Actions
Actions describe dependencies between input and output DataObjects and necessary transformation to connect them.
Some Actions allow only one input and one output, e.g. CopyAction, others can cope with several inputs and outputs, e.g. CustomDataFrameActions. As a best practice implement n:m Actions only if you have a good reason, otherwise stick to 1:1, 1:n and n:1 Actions in order to know exact dependencies from metadata.
Transformations
These can be custom transformers in SQL, Scala/Spark, or Python, OR predefined transformations like Copy, Historization and Deduplication, see Transformations.
MetaData
As for DataObjects and Connections, various metadata can be provided for Action items. These help manage and explore data in the Smart Data Lake. Beside name and description, a feed and a list of tags can be specified.
ExecutionMode
By default, all data in the specified DataObjects are processed. The execution mode option provides the possibility to select the data to process, e.g. partially process them. This can be specific partitions or also incremental processing. See ExecutionMode for detailled description of the various possibilities.
executionCondition
By default, an Action is executed if all inputs are available, e.g. no input from a previous Action is skipped. Override the default behaviour by specifying an executionCondition in SQL syntax on the Action. It is evaluated against the properties available in [[SubFeedsExpressionData]]. If true, the Action is executed, otherwise it is skipped. Details see also [[Condition]].

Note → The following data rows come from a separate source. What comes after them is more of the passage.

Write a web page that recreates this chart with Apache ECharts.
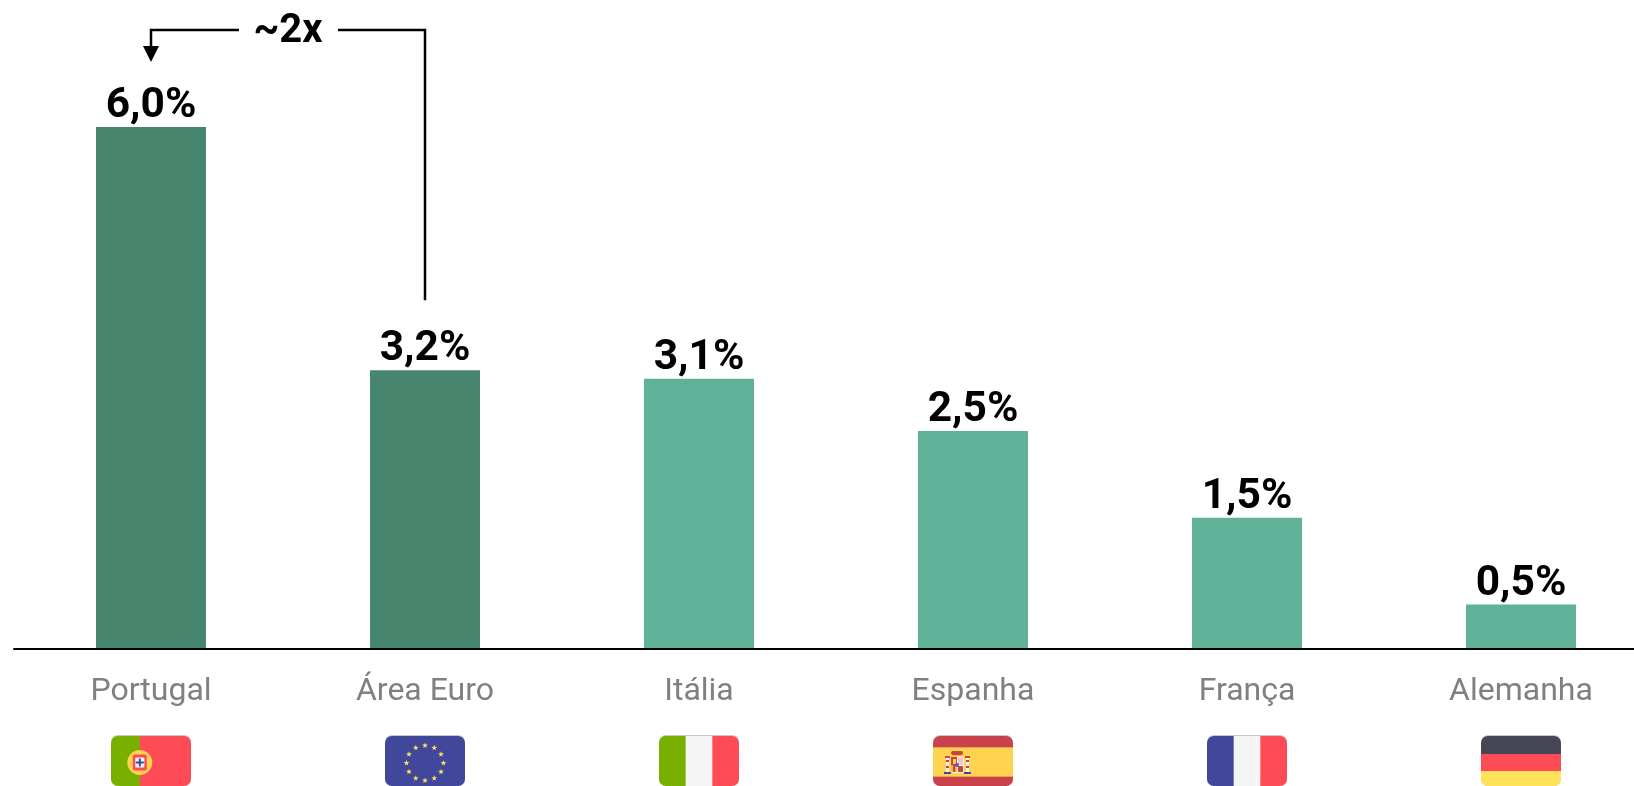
<!DOCTYPE html>
<html><head><meta charset="utf-8">
<style>html,body{margin:0;padding:0;background:#fff}#c{width:1634px;height:786px}</style>
<script src="https://cdn.jsdelivr.net/npm/echarts@6/dist/echarts.min.js"></script>
</head><body><div id="c"></div>
<script>
const categories = ['Portugal', 'Área Euro', 'Itália', 'Espanha', 'França', 'Alemanha'];
const values = [6.0, 3.2, 3.1, 2.5, 1.5, 0.5];
const flags = ['pt', 'eu', 'it', 'es', 'fr', 'de'];
const highlighted = ['Portugal', 'Área Euro'];
const annotation = '~2x';

const DARK = '#48856f', LIGHT = '#5fb297';
const RED = '#ff4b55', GREEN = '#78b000', BLUE = '#41479b', WHITE = '#f5f5f5', GOLD = '#ffd250';

function rect(x, y, w, h, fill, r) {
  return { type: 'rect', shape: { x, y, width: w, height: h, r: r || 0 }, style: { fill } };
}
function star(cx, cy, R, fill) {
  const pts = [];
  for (let i = 0; i < 10; i++) {
    const a = -Math.PI / 2 + i * Math.PI / 5, q = i % 2 ? R * 0.42 : R;
    pts.push([cx + q * Math.cos(a), cy + q * Math.sin(a)]);
  }
  return { type: 'polygon', shape: { points: pts }, style: { fill } };
}
function circle(cx, cy, r, fill) {
  return { type: 'circle', shape: { cx, cy, r }, style: { fill } };
}
function flagShapes(code, x, y, w, h) {
  const r = 7, s = [];
  s.push({ type: 'rect', shape: { x, y: y - 1, width: w, height: h + 1, r }, style: { fill: '#c9c6c6' } });
  const v3 = (a, b, c) => {
    const t = w / 3;
    s.push(rect(x, y, t + 1, h, a, [r, 0, 0, r]));
    s.push(rect(x + t, y, t + 1, h, b));
    s.push(rect(x + 2 * t, y, t, h, c, [0, r, r, 0]));
  };
  const h3 = (a, b, c, y1, y2) => {
    s.push(rect(x, y, w, y1 + 1, a, [r, r, 0, 0]));
    s.push(rect(x, y + y1, w, y2 - y1 + 1, b));
    s.push(rect(x, y + y2, w, h - y2, c, [0, 0, r, r]));
  };
  if (code === 'pt') {
    const cx = x + w * 0.36, cy = y + h * 0.53;
    s.push(rect(x, y, w * 0.36 + 1, h, GREEN, [r, 0, 0, r]));
    s.push(rect(x + w * 0.36, y, w * 0.64, h, RED, [0, r, r, 0]));
    s.push(circle(cx, cy, 12.5, GOLD));
    s.push(rect(cx - 7, cy - 8, 14, 16, RED, 2));
    s.push(rect(cx - 4.5, cy - 5, 9, 10, '#f5f5f5', 1));
    s.push(rect(cx - 1, cy - 4, 2, 8, BLUE));
    s.push(rect(cx - 4, cy - 1, 8, 2, BLUE));
  } else if (code === 'eu') {
    const cx = x + w / 2, cy = y + h * 0.54;
    s.push(rect(x, y, w, h, BLUE, r));
    for (let i = 0; i < 12; i++) {
      const a = i * Math.PI / 6;
      s.push(star(cx + 18.5 * Math.sin(a), cy - 17.5 * Math.cos(a), 3, '#ffe15a'));
    }
  } else if (code === 'it') {
    v3(GREEN, WHITE, RED);
  } else if (code === 'fr') {
    v3(BLUE, WHITE, RED);
  } else if (code === 'de') {
    h3('#464655', RED, '#ffe15a', 18, 35);
  } else if (code === 'es') {
    h3('#c8414b', GOLD, '#c8414b', 11, 41);
    s.push(rect(x, y + 11, w, 1, '#e8a24a'));
    s.push(rect(x, y + 40, w, 1, '#e8a24a'));
    const ex = x + w * 0.3, ey = y + 15;
    [-11, 9].forEach(d => {
      s.push(rect(ex + d, ey + 7, 3, 15, '#f5f5f5'));
      s.push(rect(ex + d, ey + 9, 3, 2, '#c8414b'));
      s.push(rect(ex + d, ey + 15, 3, 2, '#c8414b'));
      s.push(rect(ex + d - 1, ey + 5, 5, 2, '#c8414b'));
      s.push(rect(ex + d - 2, ey + 21, 7, 2, BLUE));
    });
    s.push(rect(ex - 6, ey, 12, 4, '#c8414b', 2));
    s.push(rect(ex - 5, ey + 4, 10, 1, '#ffb441'));
    s.push(rect(ex - 6, ey + 6, 13, 16, '#f5f5f5', 2));
    s.push(rect(ex - 6, ey + 6, 6, 8, '#c8414b'));
    s.push(rect(ex - 4, ey + 8, 3, 5, GOLD));
    s.push(rect(ex + 1, ey + 7, 5, 7, '#f7c6c6'));
    s.push(rect(ex - 6, ey + 14, 6, 7, '#ffb441'));
    s.push(rect(ex - 4, ey + 14, 2, 7, '#c8414b'));
    s.push(rect(ex + 1, ey + 15, 5, 6, '#c8414b'));
    s.push(circle(ex, ey + 14, 2, '#5064aa'));
  }
  return s;
}

const chart = echarts.init(document.getElementById('c'), null, { renderer: 'canvas' });
chart.setOption({
  animation: false,
  backgroundColor: '#fff',
  grid: { left: 14, width: 1644, top: 127, height: 521, containLabel: false, outerBoundsMode: 'none' },
  xAxis: {
    type: 'category', data: categories, offset: 1,
    axisTick: { show: false },
    axisLine: { show: true, onZero: false, lineStyle: { color: '#000', width: 2 } },
    axisLabel: { color: '#808080', fontFamily: 'Roboto', fontSize: 32, margin: 27, interval: 0 }
  },
  yAxis: { type: 'value', min: 0, max: 6, show: false, splitLine: { show: false } },
  series: [
    {
      type: 'bar', barWidth: 110, z: 1,
      data: values.map((v, i) => ({
        value: v,
        itemStyle: { color: highlighted.includes(categories[i]) ? DARK : LIGHT }
      })),
      label: {
        show: true, position: 'top', distance: -1, color: '#000',
        fontFamily: 'Roboto', fontWeight: 'bold', fontSize: 42.5,
        formatter: p => p.value.toFixed(1).replace('.', ',') + '%'
      }
    },
    {
      type: 'custom', silent: true, z: 3, clip: false,
      data: categories.map((c, i) => [i, 0]),
      encode: { x: 0, y: 1 },
      renderItem(params, api) {
        const p = api.coord([api.value(0), 0]);
        return { type: 'group', children: flagShapes(flags[params.dataIndex], p[0] - 40, p[1] + 88, 80, 50) };
      }
    },
    {
      type: 'custom', silent: true, z: 4, clip: false,
      data: [[0, 1]],
      encode: { x: [0, 1] },
      renderItem(params, api) {
        const a = api.coord([0, values[0]]);
        const b = api.coord([1, values[1]]);
        const yTop = a[1] - 97;
        const xa = a[0], xb = b[0];
        const line = pts => ({ type: 'polyline', shape: { points: pts }, style: { stroke: '#000', lineWidth: 2.5, fill: null } });
        return {
          type: 'group',
          children: [
            line([[xa, yTop + 17], [xa, yTop], [xa + 88, yTop]]),
            { type: 'polygon', shape: { points: [[xa - 8, yTop + 16], [xa + 8, yTop + 16], [xa, yTop + 32]] }, style: { fill: '#000' } },
            line([[xa + 187, yTop], [xb, yTop], [xb, b[1] - 70]]),
            { type: 'text', style: { text: annotation, x: xa + 137, y: yTop + 2, align: 'center', verticalAlign: 'middle', fill: '#000', font: 'bold 40px Roboto' } }
          ]
        };
      }
    }
  ]
});
</script></body></html>
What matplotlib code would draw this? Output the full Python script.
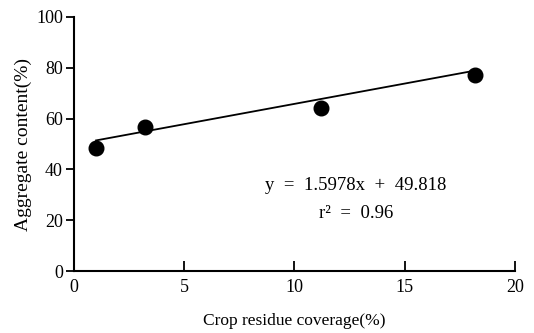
import numpy as np
import matplotlib.pyplot as plt

plt.rcParams['font.family'] = ['Liberation Serif', 'DejaVu Serif']

# data
coverage = [1.0, 3.2, 11.2, 18.2]
aggregate = [48.6, 56.6, 64.0, 77.0]
slope = 1.5978
intercept = 49.818
x_ticks = [0, 5, 10, 15, 20]
y_ticks = [0, 20, 40, 60, 80, 100]

fig = plt.figure(figsize=(5.34, 3.33), dpi=100)
ax = fig.add_axes([0.1386, 0.186, 0.8254, 0.763])

# trend line over the data range
fit_x = np.array([min(coverage), max(coverage)])
ax.plot(fit_x, slope * fit_x + intercept, color='black', lw=1.3, zorder=2)
ax.plot(coverage, aggregate, 'o', color='black', markersize=10.5, zorder=3)

ax.set_xlim(0, 20)
ax.set_ylim(0, 100)
ax.set_xticks(x_ticks)
ax.set_yticks(y_ticks)
ax.spines['top'].set_visible(False)
ax.spines['right'].set_visible(False)
ax.spines['left'].set_linewidth(1.5)
ax.spines['bottom'].set_linewidth(1.5)
ax.tick_params(axis='x', direction='in', length=7, width=1.3, labelsize=13, pad=6)
ax.tick_params(axis='y', direction='out', length=6, width=1.3, labelsize=13, pad=2)

ax.set_xlabel('Crop residue coverage(%)', fontsize=12.5, labelpad=12)
ax.set_ylabel('Aggregate content(%)', fontsize=14, labelpad=3)

ax.text(12.8, 33.8, 'y  =  1.5978x  +  49.818', ha='center', va='center', fontsize=13.5)
ax.text(12.8, 22.8, 'r²  =  0.96', ha='center', va='center', fontsize=13.5)

plt.savefig('out.png', dpi=100)
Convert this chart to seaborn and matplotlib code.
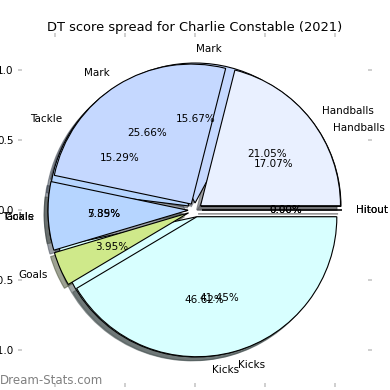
import matplotlib
matplotlib.use("Agg")
import matplotlib.pyplot as plt
import seaborn as sns

sns.set_style("white")
plt.rcParams['font.family'] = ['DejaVu Sans']
plt.rcParams['text.color'] = 'black'
plt.rcParams['xtick.labelcolor'] = 'black'
plt.rcParams['ytick.labelcolor'] = 'black'

labels = ["Handballs", "Mark", "Tackle", "Goals", "Kicks", "Hitout"]
colors = ["#e9f0ff", "#c5d8ff", "#b6d5ff", "#cfe98a", "#d8ffff", "#f0f0f0"]
# lower pie (drawn first)
values_b = [17.07, 15.67, 15.29, 5.35, 46.62, 0.0]
# upper pie (drawn on top)
values_a = [21.05, 25.66, 7.89, 3.95, 41.45, 0.0]
explode = [0.05] * len(labels)

ticks = [-1.0, -0.5, 0.0, 0.5, 1.0]

fig = plt.figure(figsize=(3.9, 3.9), dpi=100)
ax = fig.add_axes([22/390, 7/390, 346/390, 346/390])

for vals in (values_b, values_a):
    ax.pie(vals, labels=labels, colors=colors, explode=explode, shadow=True,
           autopct='%1.2f%%', startangle=0, counterclock=True, frame=True,
           wedgeprops=dict(edgecolor='black', linewidth=0.8),
           textprops=dict(fontsize=7.5, color='black'))

lim = 1.236
ax.set_xlim(-lim, lim)
ax.set_ylim(-lim, lim)
ax.set_aspect('equal')
ax.set_xticks(ticks)
ax.set_yticks(ticks)
for s in ax.spines.values():
    s.set_visible(False)
ax.tick_params(axis='both', which='both', direction='out', length=3, width=1.3,
               color='#cccccc', labelsize=7.5, pad=3, labelcolor='black',
               bottom=True, top=True, left=True, right=True,
               labelbottom=True, labelleft=True, labeltop=False, labelright=False)

ax.set_title("DT score spread for Charlie Constable (2021)", fontsize=9.4,
             pad=4, color='black')

fig.text(0.0, 10/390, "Dream-Stats.com", color='#808080', fontsize=8.5,
         ha='left', va='center')

fig.savefig("out.png", dpi=100)
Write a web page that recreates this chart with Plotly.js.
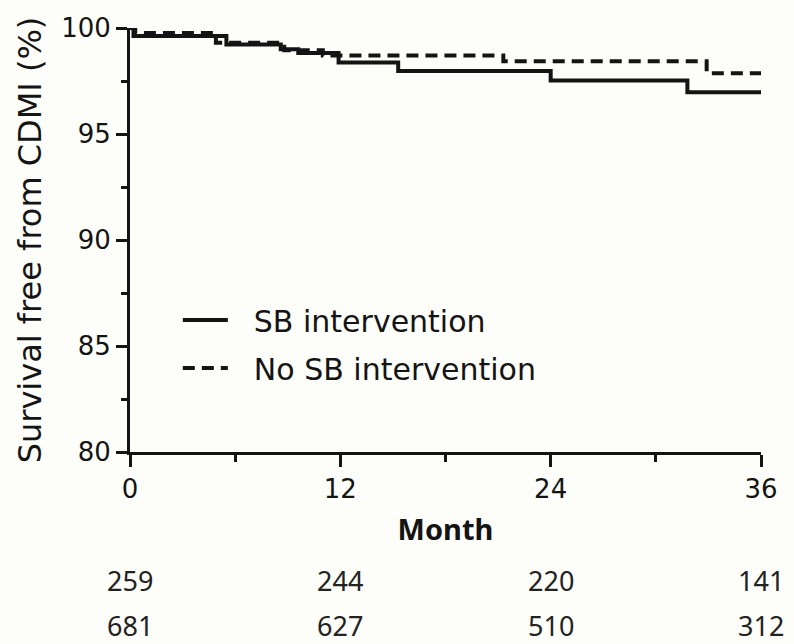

Example: execute if input stg-src1 is not skipped.
action1 {
type = CustomDataFrameAction
inputIds = [stg-src1, stg-src2]
outputIds = [int-tgt]
executionCondition = {
description = "execute if input stg-src1 is not skipped"
expression = "!inputSubFeeds.stg-src1.isSkipped"
}
...
metricsFailCondition
Specify a condition in SQL syntax checking the metrics created by an Action. The expression is evaluated as where-clause against dataframe of metrics with columns dataObjectId
, key
, value
. If there are any rows passing the where clause, the Action is failed (MetricCheckFailed exception) and further execution is stopped.
To fail an action writing to output int-tgt
in case there are no records written, specify "dataObjectId = 'int-tgt' and key = 'no_data' and value = true"
.
This functionality is similar to Expectations, but the metricsFailCondition is defined on an Action and instead of a DataObject. And it can access all metrics produced by an Action, not the custom metric defined by the Expectation.
recursiveInputIds
In general, we want to avoid cyclic graph of action. This option enables updating DataObjects based on its own data. Therewith, the DataObject is input and output at the same time. It needs to be specified as output and as recursiveInputId, but not as input.
Example: assuming an object stg-src
, which data should be added to an growing table int-tgt
.
action1 {
type = CustomDataFrameAction
inputIds = [stg-src]
outputIds = [int-tgt]
recursiveInputIds = [int-tgt]
...